Cook the veggies: Heat a drizzle of oil in a large pan over medium heat. Add the onion and cook for 3-5 minutes, until softened. Add the zucchini and cook, tossing for another 2-3 minutes, until slightly softened.


Make the lime sour cream: Meanwhile, in a small bowl, combine the sour cream and lime zest. Set aside.

Finish the veggies
Finish the veggies

Finish the veggies: Add the beans, tomatoes, Southwest spice blend, and as much jalapeño as you dare! Toss for about 5 minutes, until warmed through. Season with salt and pepper.
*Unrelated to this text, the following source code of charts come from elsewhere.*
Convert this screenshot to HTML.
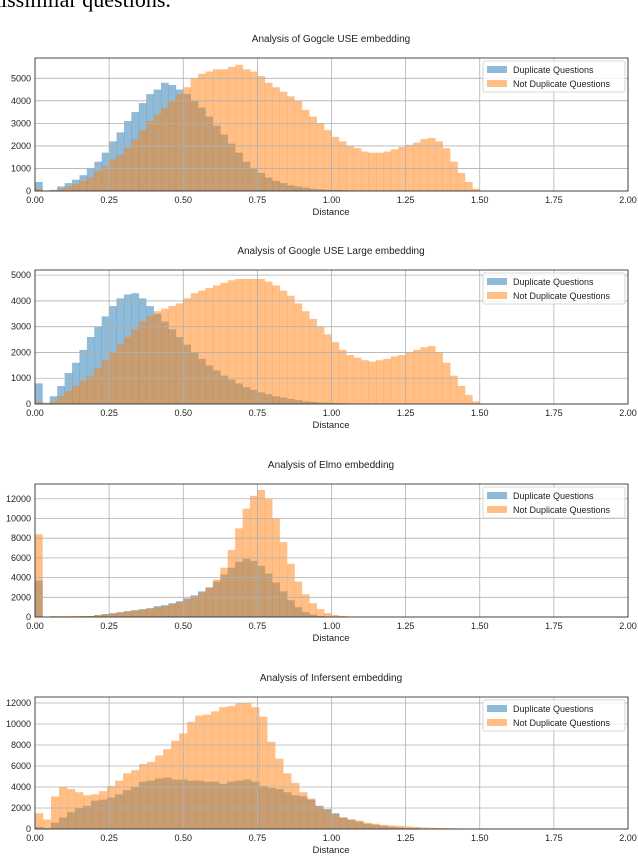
<!DOCTYPE html>
<html><head><meta charset="utf-8"><style>
body{margin:0;background:#fff;width:638px;height:854px;overflow:hidden;font-family:"Liberation Sans","DejaVu Sans",sans-serif}
</style></head><body>
<svg id="fig" width="638" height="854" xmlns="http://www.w3.org/2000/svg">
<text x="-10" y="7" font-family="Liberation Serif,serif" font-size="22" fill="#000">dissimilar questions.</text>
</svg>
<script>
const titles=["Analysis of Gogcle USE embedding","Analysis of Google USE Large embedding","Analysis of Elmo embedding","Analysis of Infersent embedding"];
const binWidths=[0.025,0.025,0.025,0.027];
const yTickVals=[[0,1000,2000,3000,4000,5000],[0,1000,2000,3000,4000,5000],[0,2000,4000,6000,8000,10000,12000],[0,2000,4000,6000,8000,10000,12000]];
const yTickLabels=[["0","1000","2000","3000","4000","5000"],["0","1000","2000","3000","4000","5000"],["0","2000","4000","6000","8000","10000","12000"],["0","2000","4000","6000","8000","10000","12000"]];
const yMaxes=[5900,5200,13500,12570];
const xTicks=[0,0.25,0.5,0.75,1.0,1.25,1.5,1.75,2.0];
const xTickLabels=["0.00","0.25","0.50","0.75","1.00","1.25","1.50","1.75","2.00"];
const dup1=[0.4,0,0.05,0.2,0.35,0.5,0.7,1.0,1.3,1.7,2.2,2.6,3.1,3.5,3.9,4.3,4.5,4.8,4.7,4.5,4.3,4.0,3.7,3.3,2.9,2.5,2.1,1.7,1.3,1.0,0.8,0.6,0.45,0.35,0.25,0.2,0.15,0.1,0.08,0.06,0.05,0.04,0.03,0.02,0.02,0.01];
const not1=[0.1,0,0.02,0.1,0.2,0.3,0.45,0.6,0.9,1.1,1.4,1.6,1.9,2.3,2.7,3.1,3.4,3.7,4.0,4.3,4.6,5.0,5.2,5.3,5.4,5.4,5.5,5.6,5.4,5.3,5.1,4.8,4.6,4.4,4.2,4.0,3.6,3.3,3.0,2.7,2.4,2.2,2.0,1.9,1.75,1.7,1.7,1.75,1.85,1.95,2.05,2.15,2.3,2.35,2.2,1.9,1.3,0.8,0.4,0.1];
const dup2=[0.8,0.05,0.3,0.7,1.2,1.6,2.1,2.6,3.0,3.4,3.8,4.1,4.25,4.3,4.1,3.8,3.5,3.2,2.9,2.6,2.3,2.0,1.75,1.5,1.3,1.1,0.95,0.8,0.65,0.55,0.45,0.38,0.3,0.25,0.2,0.15,0.1,0.08,0.06,0.05,0.04,0.03,0.02];
const not2=[0.1,0.02,0.1,0.3,0.5,0.7,0.9,1.1,1.4,1.7,2.0,2.3,2.6,2.9,3.2,3.4,3.6,3.7,3.8,3.9,4.1,4.3,4.4,4.5,4.6,4.7,4.8,4.85,4.85,4.85,4.85,4.75,4.6,4.4,4.2,3.9,3.6,3.3,3.0,2.7,2.4,2.1,1.9,1.8,1.7,1.65,1.7,1.75,1.85,1.9,2.0,2.1,2.2,2.25,2.0,1.6,1.1,0.7,0.35,0.1];
const dup3=[3.7,0,0,0.02,0.03,0.05,0.08,0.1,0.2,0.3,0.4,0.5,0.6,0.7,0.8,0.9,1.1,1.2,1.4,1.6,1.9,2.2,2.6,3.0,3.6,4.3,5.0,5.6,5.9,5.7,5.2,4.4,3.5,2.6,1.7,1.0,0.5,0.25,0.1,0.05,0.02];
const not3=[8.4,0.05,0.1,0.1,0.1,0.1,0.1,0.1,0.2,0.3,0.35,0.45,0.55,0.65,0.75,0.85,1.0,1.1,1.3,1.5,1.8,2.1,2.5,3.0,3.8,5.0,6.8,9.0,11.0,12.3,12.9,12.0,10.0,7.6,5.4,3.6,2.3,1.4,0.8,0.4,0.2,0.1,0.05,0.03];
const dup4=[0.2,0.1,0.6,1.1,1.6,2.0,2.2,2.7,2.8,3.0,3.3,3.7,4.0,4.5,4.6,4.8,4.9,4.7,4.7,4.6,4.6,4.5,4.5,4.3,4.5,4.6,4.7,4.5,4.1,3.9,3.8,3.5,3.2,3.1,2.8,2.2,1.9,1.5,1.1,0.9,0.7,0.5,0.4,0.3,0.2,0.15,0.1,0.08,0.05];
const not4=[1.5,0.9,3.1,4.0,3.8,3.5,3.2,3.3,3.6,4.1,4.6,5.3,5.6,6.2,6.4,7.0,7.6,8.4,9.1,10.2,10.8,10.9,11.2,11.6,11.7,12.0,12.0,11.6,10.7,8.3,6.7,5.3,4.4,3.5,2.9,2.2,1.8,1.4,1.1,0.9,0.8,0.6,0.5,0.4,0.35,0.3,0.25,0.2,0.15,0.12,0.1,0.08,0.06,0.05,0.04,0.03,0.02];
const dupSeries=[dup1,dup2,dup3,dup4];
const notSeries=[not1,not2,not3,not4];

const NS="http://www.w3.org/2000/svg";
const svg=document.getElementById('fig');
const panels=[[58,191],[270,404],[484,617],[697,829]];
const L=35,R=628;
function el(tag,attrs,parent){const e=document.createElementNS(NS,tag);for(const k in attrs)e.setAttribute(k,attrs[k]);(parent||svg).appendChild(e);return e;}
function xs(v){return L+v/2*(R-L);}
panels.forEach((p,i)=>{
  const [T,B]=p;
  const ys=v=>B-v/yMaxes[i]*(B-T);
  const g=el('g',{});
  
  
  const t=el('text',{x:331,y:T-16,'text-anchor':'middle','font-size':10,fill:'#222'},g);
  t.textContent=titles[i];
  
  
  const bw=binWidths[i];
  [[dupSeries[i],'#1f77b4','dup'],[notSeries[i],'#ff7f0e','notdup']].forEach(([arr,c,nm])=>{
    arr.forEach((v,k)=>{
      const val=v*1000; if(val<=0)return;
      const x0=xs(k*bw),x1=xs((k+1)*bw);
      const r=el('rect',{x:x0,y:ys(val),width:x1-x0+0.3,height:B-ys(val),fill:c,'fill-opacity':0.5},g);
      
      
    });
  });
  xTicks.forEach((v,k)=>{
    const gl=el('line',{x1:xs(v),x2:xs(v),y1:T,y2:B,stroke:'#b0b0b0','stroke-width':0.8},g);
    
    
    const tl=el('text',{x:xs(v),y:B+12,'text-anchor':'middle','font-size':9,fill:'#222'},g);
    tl.textContent=xTickLabels[k];
    
    
  });
  yTickVals[i].forEach((v,k)=>{
    const gl=el('line',{x1:L,x2:R,y1:ys(v),y2:ys(v),stroke:'#b0b0b0','stroke-width':0.8},g);
    
    
    const tl=el('text',{x:L-4,y:ys(v)+3,'text-anchor':'end','font-size':9,fill:'#222'},g);
    tl.textContent=yTickLabels[i][k];
    
    
  });
  const fr=el('rect',{x:L,y:T,width:R-L,height:B-T,fill:'none',stroke:'#222','stroke-width':0.8},g);
  
  
  const xl=el('text',{x:331,y:B+24,'text-anchor':'middle','font-size':9.5,fill:'#222'},g);
  xl.textContent='Distance';
  
  
  const lg=el('g',{},g);
  
  
  el('rect',{x:483,y:T+3,width:142,height:31,fill:'#fff','fill-opacity':0.8,stroke:'#ccc','stroke-width':0.8,rx:2},lg);
  [['Duplicate Questions','#1f77b4',T+12],['Not Duplicate Questions','#ff7f0e',T+26]].forEach(([lab,c,y])=>{
    el('rect',{x:487,y:y-4,width:20,height:7,fill:c,'fill-opacity':0.5},lg);
    const lt=el('text',{x:513,y:y+3,'font-size':9,fill:'#222'},lg);
    lt.textContent=lab;
    
    
  });
});
</script>
</body></html>
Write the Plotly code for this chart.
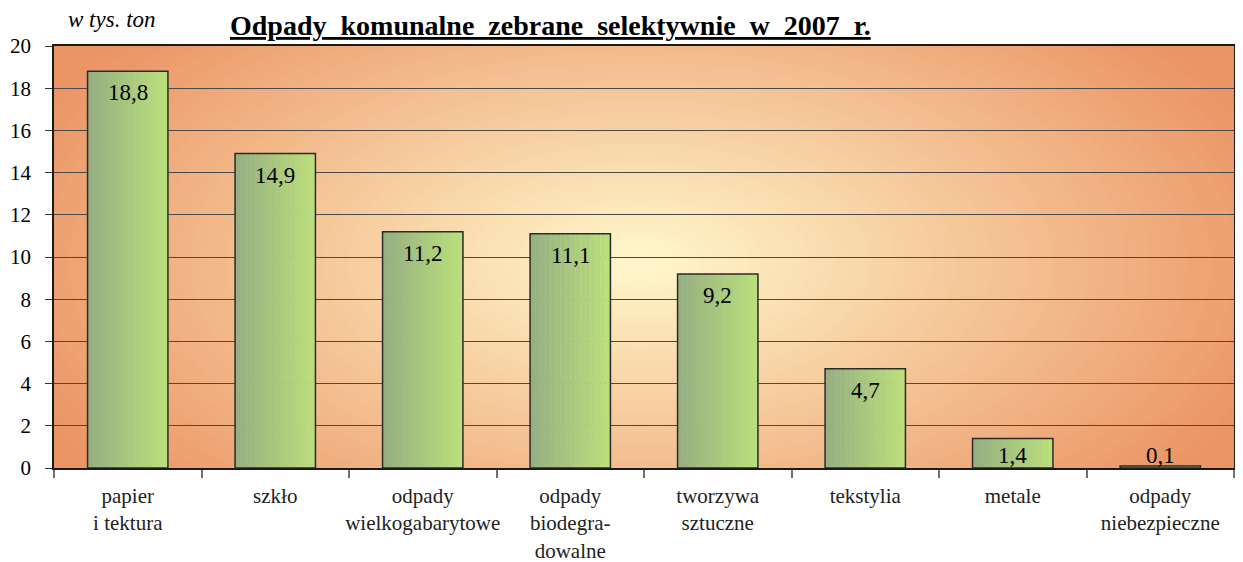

Transfer mixture to a medium bowl.

Make the quesadillas
Make the quesadillas

Make the quesadillas: Clean out the pan, then heat one tortilla over medium heat. Sprinkle one half of the tortilla with cheese, then top with the zucchini and bean mixture. Sprinkle with more cheese. Carefully fold the other half of the tortilla over the filling. Cook over medium heat until the tortilla is crispy and cheese has melted, about 3 minutes per side. (Repeat with the other quesadilla if you’re serving 4 People.)


Make the romaine salad: In a medium bowl, toss the romaine lettuce, lime juice, a drizzle of oil and season with salt and pepper


Finish and serve: Cut the quesadillas into wedges. Serve with the lime sour cream and romaine salad to the side. Enjoy!